▶ EXERCISE DESCRIPTION:
Retype each line exactly. Skip images.
** begin DATASET CONTENT **
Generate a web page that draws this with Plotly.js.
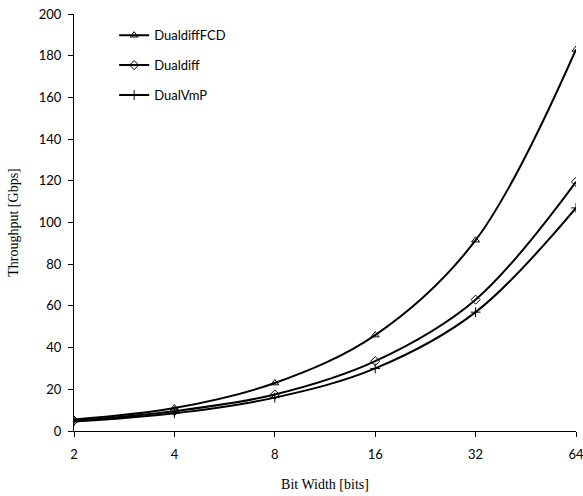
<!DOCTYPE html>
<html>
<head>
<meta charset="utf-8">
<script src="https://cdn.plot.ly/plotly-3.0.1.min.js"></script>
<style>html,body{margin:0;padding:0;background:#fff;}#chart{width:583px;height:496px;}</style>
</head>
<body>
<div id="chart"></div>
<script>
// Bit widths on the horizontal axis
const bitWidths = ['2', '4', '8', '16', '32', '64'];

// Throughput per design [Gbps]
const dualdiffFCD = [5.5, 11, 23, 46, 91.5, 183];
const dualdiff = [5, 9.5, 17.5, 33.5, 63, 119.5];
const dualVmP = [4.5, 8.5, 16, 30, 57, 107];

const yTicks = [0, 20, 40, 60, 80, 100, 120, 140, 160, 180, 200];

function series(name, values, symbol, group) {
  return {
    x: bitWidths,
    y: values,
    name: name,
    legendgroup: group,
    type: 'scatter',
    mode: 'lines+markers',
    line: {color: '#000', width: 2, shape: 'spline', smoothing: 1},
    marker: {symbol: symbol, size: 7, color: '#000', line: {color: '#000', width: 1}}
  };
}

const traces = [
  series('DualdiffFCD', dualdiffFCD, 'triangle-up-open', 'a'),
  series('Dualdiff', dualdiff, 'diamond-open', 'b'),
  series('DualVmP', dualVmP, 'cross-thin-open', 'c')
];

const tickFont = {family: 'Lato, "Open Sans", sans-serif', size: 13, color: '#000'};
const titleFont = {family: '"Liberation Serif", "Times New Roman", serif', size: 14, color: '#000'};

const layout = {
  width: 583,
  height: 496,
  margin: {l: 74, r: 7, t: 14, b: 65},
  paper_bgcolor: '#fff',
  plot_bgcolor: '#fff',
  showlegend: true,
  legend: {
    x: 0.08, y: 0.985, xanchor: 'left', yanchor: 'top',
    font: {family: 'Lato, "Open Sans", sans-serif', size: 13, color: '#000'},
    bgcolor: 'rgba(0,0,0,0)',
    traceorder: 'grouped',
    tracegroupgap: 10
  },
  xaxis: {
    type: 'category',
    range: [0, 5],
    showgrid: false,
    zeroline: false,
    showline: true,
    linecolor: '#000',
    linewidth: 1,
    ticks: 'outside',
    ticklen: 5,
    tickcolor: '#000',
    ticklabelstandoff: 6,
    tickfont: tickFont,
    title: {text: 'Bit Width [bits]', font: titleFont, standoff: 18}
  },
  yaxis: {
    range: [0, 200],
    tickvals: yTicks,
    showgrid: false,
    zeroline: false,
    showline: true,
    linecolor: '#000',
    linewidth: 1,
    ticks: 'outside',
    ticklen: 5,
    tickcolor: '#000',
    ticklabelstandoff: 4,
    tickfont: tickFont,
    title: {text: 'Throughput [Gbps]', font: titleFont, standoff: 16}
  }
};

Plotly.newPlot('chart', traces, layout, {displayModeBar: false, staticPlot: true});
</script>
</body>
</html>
** end DATASET CONTENT **
▶ ANSWER FOR THE TASK:
Generate a web page that draws this with Plotly.js.
<!DOCTYPE html>
<html>
<head>
<meta charset="utf-8">
<script src="https://cdn.plot.ly/plotly-3.0.1.min.js"></script>
<style>html,body{margin:0;padding:0;background:#fff;}#chart{width:583px;height:496px;}</style>
</head>
<body>
<div id="chart"></div>
<script>
// Bit widths on the horizontal axis
const bitWidths = ['2', '4', '8', '16', '32', '64'];

// Throughput per design [Gbps]
const dualdiffFCD = [5.5, 11, 23, 46, 91.5, 183];
const dualdiff = [5, 9.5, 17.5, 33.5, 63, 119.5];
const dualVmP = [4.5, 8.5, 16, 30, 57, 107];

const yTicks = [0, 20, 40, 60, 80, 100, 120, 140, 160, 180, 200];

function series(name, values, symbol, group) {
  return {
    x: bitWidths,
    y: values,
    name: name,
    legendgroup: group,
    type: 'scatter',
    mode: 'lines+markers',
    line: {color: '#000', width: 2, shape: 'spline', smoothing: 1},
    marker: {symbol: symbol, size: 7, color: '#000', line: {color: '#000', width: 1}}
  };
}

const traces = [
  series('DualdiffFCD', dualdiffFCD, 'triangle-up-open', 'a'),
  series('Dualdiff', dualdiff, 'diamond-open', 'b'),
  series('DualVmP', dualVmP, 'cross-thin-open', 'c')
];

const tickFont = {family: 'Lato, "Open Sans", sans-serif', size: 13, color: '#000'};
const titleFont = {family: '"Liberation Serif", "Times New Roman", serif', size: 14, color: '#000'};

const layout = {
  width: 583,
  height: 496,
  margin: {l: 74, r: 7, t: 14, b: 65},
  paper_bgcolor: '#fff',
  plot_bgcolor: '#fff',
  showlegend: true,
  legend: {
    x: 0.08, y: 0.985, xanchor: 'left', yanchor: 'top',
    font: {family: 'Lato, "Open Sans", sans-serif', size: 13, color: '#000'},
    bgcolor: 'rgba(0,0,0,0)',
    traceorder: 'grouped',
    tracegroupgap: 10
  },
  xaxis: {
    type: 'category',
    range: [0, 5],
    showgrid: false,
    zeroline: false,
    showline: true,
    linecolor: '#000',
    linewidth: 1,
    ticks: 'outside',
    ticklen: 5,
    tickcolor: '#000',
    ticklabelstandoff: 6,
    tickfont: tickFont,
    title: {text: 'Bit Width [bits]', font: titleFont, standoff: 18}
  },
  yaxis: {
    range: [0, 200],
    tickvals: yTicks,
    showgrid: false,
    zeroline: false,
    showline: true,
    linecolor: '#000',
    linewidth: 1,
    ticks: 'outside',
    ticklen: 5,
    tickcolor: '#000',
    ticklabelstandoff: 4,
    tickfont: tickFont,
    title: {text: 'Throughput [Gbps]', font: titleFont, standoff: 16}
  }
};

Plotly.newPlot('chart', traces, layout, {displayModeBar: false, staticPlot: true});
</script>
</body>
</html>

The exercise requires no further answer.